Administration Did Not Adequately Review Health Law Before Expanding ObamaCare Subsidies, Report Finds
February 5, 2014
In May 2012, IRS and Treasury issued a final rule, which according to many legal experts has added hundreds of billions of dollars in new, unauthorized spending. The rule made premium subsidies available for individuals purchasing insurance on federal exchanges, despite clear language in the Affordable Care Act that explicitly limits these subsidies to individuals in an “Exchange established by a State.” It also expands the employer mandate tax to states with a federal exchange.
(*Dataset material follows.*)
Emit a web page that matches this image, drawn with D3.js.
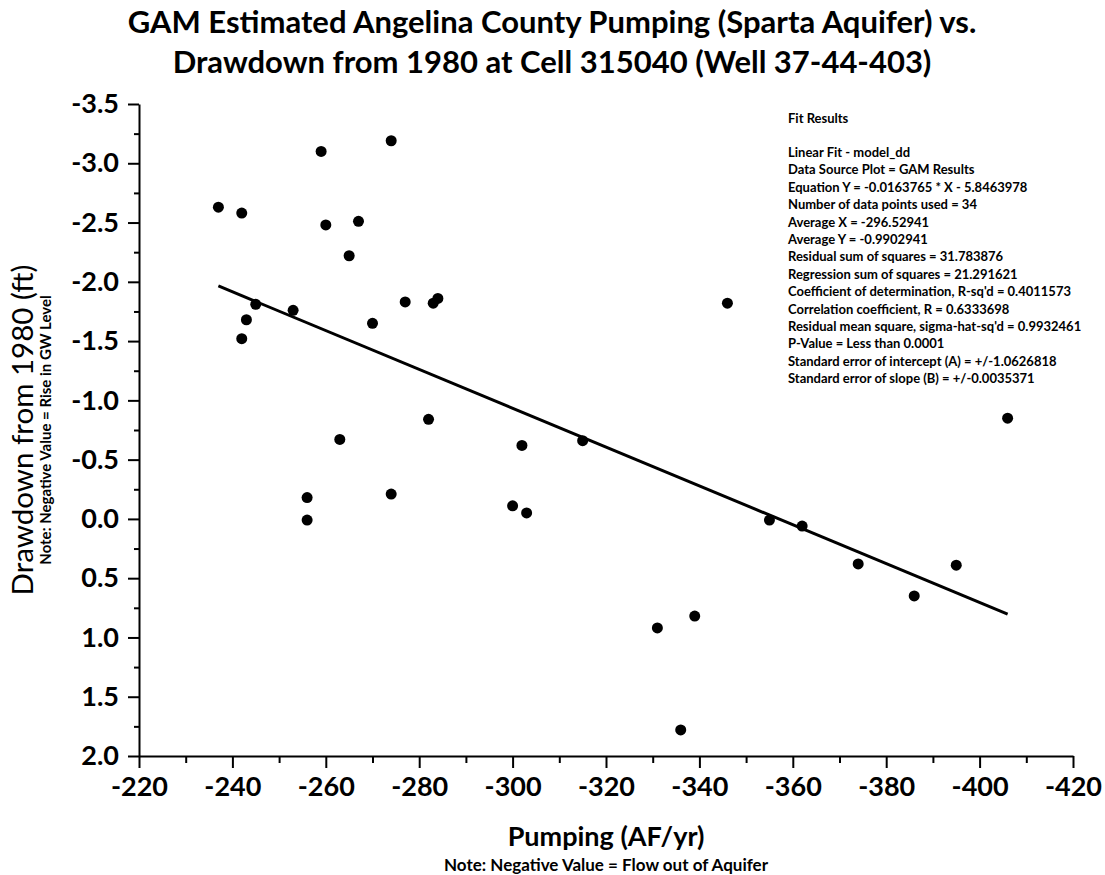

“The evidence gathered by the Committees indicates that neither IRS nor the Treasury Department conducted a serious or thorough analysis of the PPACA statute or the law’s legislative history with respect to the government’s authority to provide premium subsidies in exchanges established by the federal government,” the report states. “IRS and Treasury merely asserted that they possessed such authority without providing the Committees with evidence to indicate that they came to their conclusion through reasoned decision-making.”
Key Findings:
- IRS and Treasury officials expressed concern that there was no authority to interpret federal exchanges as an “Exchange established by the State,” as was necessary to expand the subsidies.
- The only written explanation by the IRS and Treasury before publishing the rule was a single paragraph with a single reason. The single reason was the entire basis for the IRS’ decision to expand subsides prior to the proposed rule.
- IRS and Treasury have not provided evidence that they seriously considered the letters and comments made by at least 35 members of Congress who commented on the rule. Officials also did not consider the possibility that the tax credits were intentionally targeted to encourage states to establish their own exchanges.